Cold Fire review

Cold Fire

Barnes and Noble says: In Portland, he saved a young boy from a drunk driver. In Boston, he rescued a child from an underground explosion. In Houston, he disarmed a man who was trying to shoot his own wife. Reporter Holly Thorne was intrigued by this strange quiet savior named Jim Ironheart. She was even falling in love with him. But what power compelled an ordinary man to save twelve lives in three months? What visions haunted his dreams? And why did he whisper in his sleep: There is an Enemy. It is coming. It’ll kill us all…?

This is another re-read book.  I read this book back in my 20’s and really liked it so decided to give it a second reading.  Normally I’ve read Koontz’s books more than once but I lost this one and never replaced it.  I saw was given a digital copy recently.  Koontz was instrumental in the type of books I’ve been reading the past twenty years.  I read his “Midnight” and was hooked.

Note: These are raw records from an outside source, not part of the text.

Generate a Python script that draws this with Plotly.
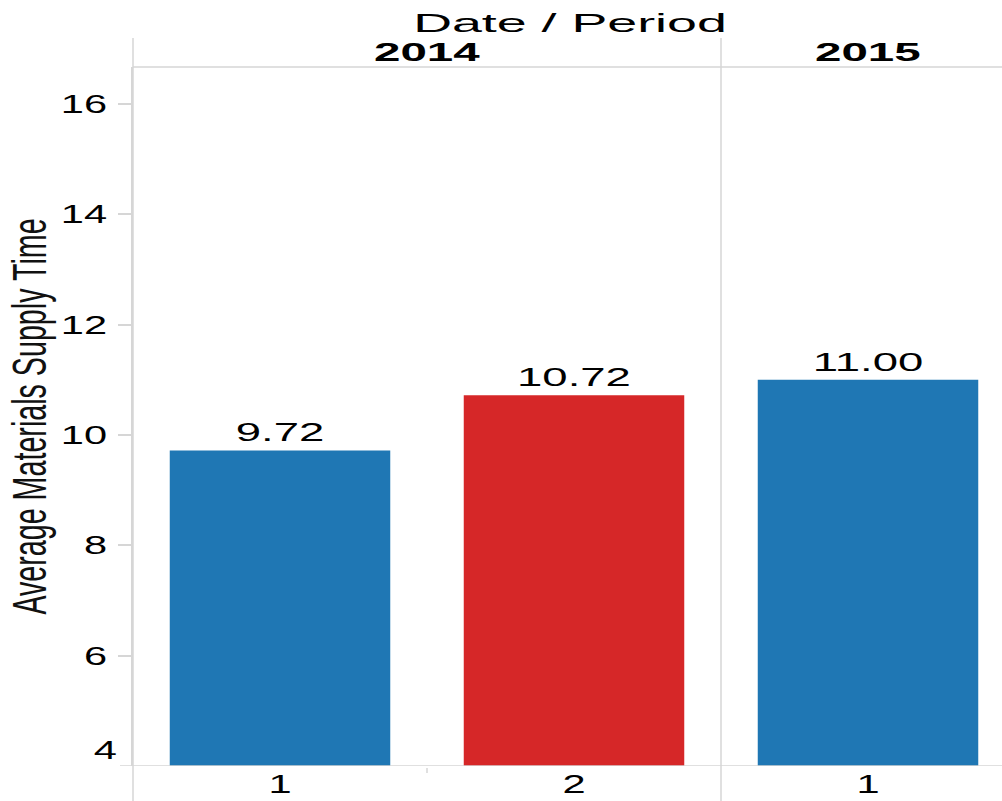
import json
import plotly.graph_objects as go

# Average materials supply time by year / period
years = ["2014", "2014", "2015"]
periods = ["1", "2", "1"]
values = [9.72, 10.72, 11.00]
bar_colors = ["#1f77b4", "#d62728", "#1f77b4"]
y_ticks = [6, 8, 10, 12, 14, 16]

W, H = 1002, 801
M_L, M_R, M_T, M_B = 133, 0, 67, 35
PLOT_H = H - M_T - M_B
GRAY = "#d6d6d6"
FONT = "Liberation Sans, Arial, sans-serif"


def py(px):
    """Pixel row -> paper y coordinate."""
    return (H - M_B - px) / PLOT_H


x_pos = list(range(len(values)))
year_order = list(dict.fromkeys(years))
year_centers = {y: sum(i for i, yy in enumerate(years) if yy == y) / years.count(y) for y in year_order}
year_bounds = [i + 0.5 for i in range(len(years) - 1) if years[i] != years[i + 1]]
period_bounds = [i + 0.5 for i in range(len(years) - 1) if years[i] == years[i + 1]]

col_px = 294.0
x_max = len(values) - 0.5 - (M_L + col_px * len(values) - W) / col_px

fig = go.Figure(
    go.Bar(
        x=x_pos,
        y=values,
        width=0.75,
        marker=dict(color=bar_colors, line=dict(width=0)),
        text=[f"{v:.2f}" for v in values],
        textposition="outside",
        textfont=dict(size=26, color="black", family=FONT),
        cliponaxis=False,
        hoverinfo="skip",
    )
)

shapes = [
    # bottom axis line, running under the tick marks
    dict(type="line", xref="paper", yref="y", x0=-13 / (W - M_L), x1=1, y0=4, y1=4,
         line=dict(color=GRAY, width=1.5)),
    # header separator
    dict(type="line", xref="paper", yref="paper", x0=0, x1=1, y0=1, y1=1,
         line=dict(color=GRAY, width=1.5)),
    # left frame line
    dict(type="line", xref="paper", yref="paper", x0=0, x1=0, y0=py(H), y1=py(38),
         line=dict(color=GRAY, width=1.5)),
]
for b in year_bounds:
    shapes.append(dict(type="line", xref="x", yref="paper", x0=b, x1=b, y0=py(H), y1=py(38),
                       line=dict(color=GRAY, width=1.5)))
for b in period_bounds:
    shapes.append(dict(type="line", xref="x", yref="paper", x0=b, x1=b, y0=py(768), y1=py(773),
                       line=dict(color=GRAY, width=1.5)))

annotations = [
    dict(text="Date / Period", xref="x", yref="paper", x=(x_pos[0] + x_pos[-1]) / 2 - 0.015, y=py(23),
         showarrow=False, font=dict(size=25, color="black", family=FONT), yanchor="middle"),
]
for y in year_order:
    annotations.append(dict(text=f"<b>{y}</b>", xref="x", yref="paper", x=year_centers[y], y=py(52),
                            showarrow=False, font=dict(size=25, color="black", family=FONT),
                            yanchor="middle"))
annotations.append(dict(text="4", xref="paper", yref="y", x=0, y=4, xanchor="right", yanchor="bottom",
                        xshift=-19, yshift=-1, showarrow=False,
                        font=dict(size=26, color="black", family=FONT)))
ann_stretch = [2.15, 1.9, 1.9, 1.6][: len(annotations)]

fig.update_layout(
    width=W,
    height=H,
    margin=dict(l=M_L, r=M_R, t=M_T, b=M_B),
    paper_bgcolor="white",
    plot_bgcolor="white",
    showlegend=False,
    bargap=0.25,
    shapes=shapes,
    annotations=annotations,
    font=dict(family=FONT, color="black"),
    xaxis=dict(
        range=[-0.5, x_max],
        tickmode="array",
        tickvals=x_pos,
        ticktext=periods,
        tickfont=dict(size=26, color="black"),
        showline=False,
        showgrid=False,
        zeroline=False,
        ticks="",
        fixedrange=True,
    ),
    yaxis=dict(
        range=[4, 16.67],
        tickmode="array",
        tickvals=y_ticks,
        ticks="outside",
        ticklen=13,
        tickwidth=1.5,
        tickcolor=GRAY,
        ticklabelstandoff=6,
        tickfont=dict(size=26, color="black"),
        showline=True,
        linecolor=GRAY,
        linewidth=1.5,
        showgrid=False,
        zeroline=False,
        title=dict(text="Average Materials Supply Time", font=dict(size=49, color="#111"), standoff=16),
        fixedrange=True,
    ),
)

post = """
var gd = document.getElementById('{plot_id}');
function widen(t, f) {
  var w = t.getComputedTextLength();
  if (w > 0) { t.setAttribute('textLength', w * f); t.setAttribute('lengthAdjust', 'spacingAndGlyphs'); }
}
gd.querySelectorAll('.ytick text').forEach(function (t) { widen(t, 1.6); });
gd.querySelectorAll('.xtick text').forEach(function (t) { widen(t, 1.6); });
gd.querySelectorAll('.bartext').forEach(function (t) { widen(t, 1.75); });
gd.querySelectorAll('.ytitle').forEach(function (t) { widen(t, 0.585); });
var f = ANN;
gd.querySelectorAll('.annotation-text').forEach(function (t, i) { widen(t, f[i] || 1); });
""".replace("ANN", json.dumps(ann_stretch))

fig.write_html("out.html", post_script=post, config={"displayModeBar": False})
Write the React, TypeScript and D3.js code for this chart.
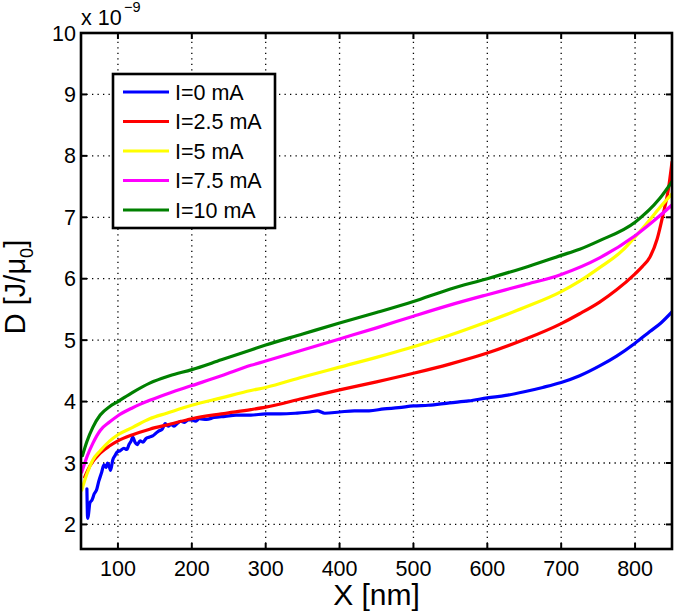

This book is about Mr. Ironheart who sees things before they happen and feels compelled to save certain people.  Why? He isn’t sure. Is it an alien thing? Did he really have an alien encounter when he was a child or was there something more traumatic in his past that spurred on these episodes? Can the reporter find out soon enough to save him?

Koontz adds a bit of it all in the book – paranormal as well as science fiction.  I found the ending climatic and found myself drawn into the events as they happened.  Koontz grabs the reader and keeps them going.

Admittedly not one of my favorite Koontz books but still good and worth the read.  It is his simplistic style in his first books that made me want to read more – back before he lost his luster.  I can not stand it when authors write more words just to have thicker books – write the story and worry about the pages later.  He wrote about six pages in one book just to describe the room which had no bearing on the storyline.  I pretty much stopped reading him after that.

Good book – worth the effort.  I give it a B.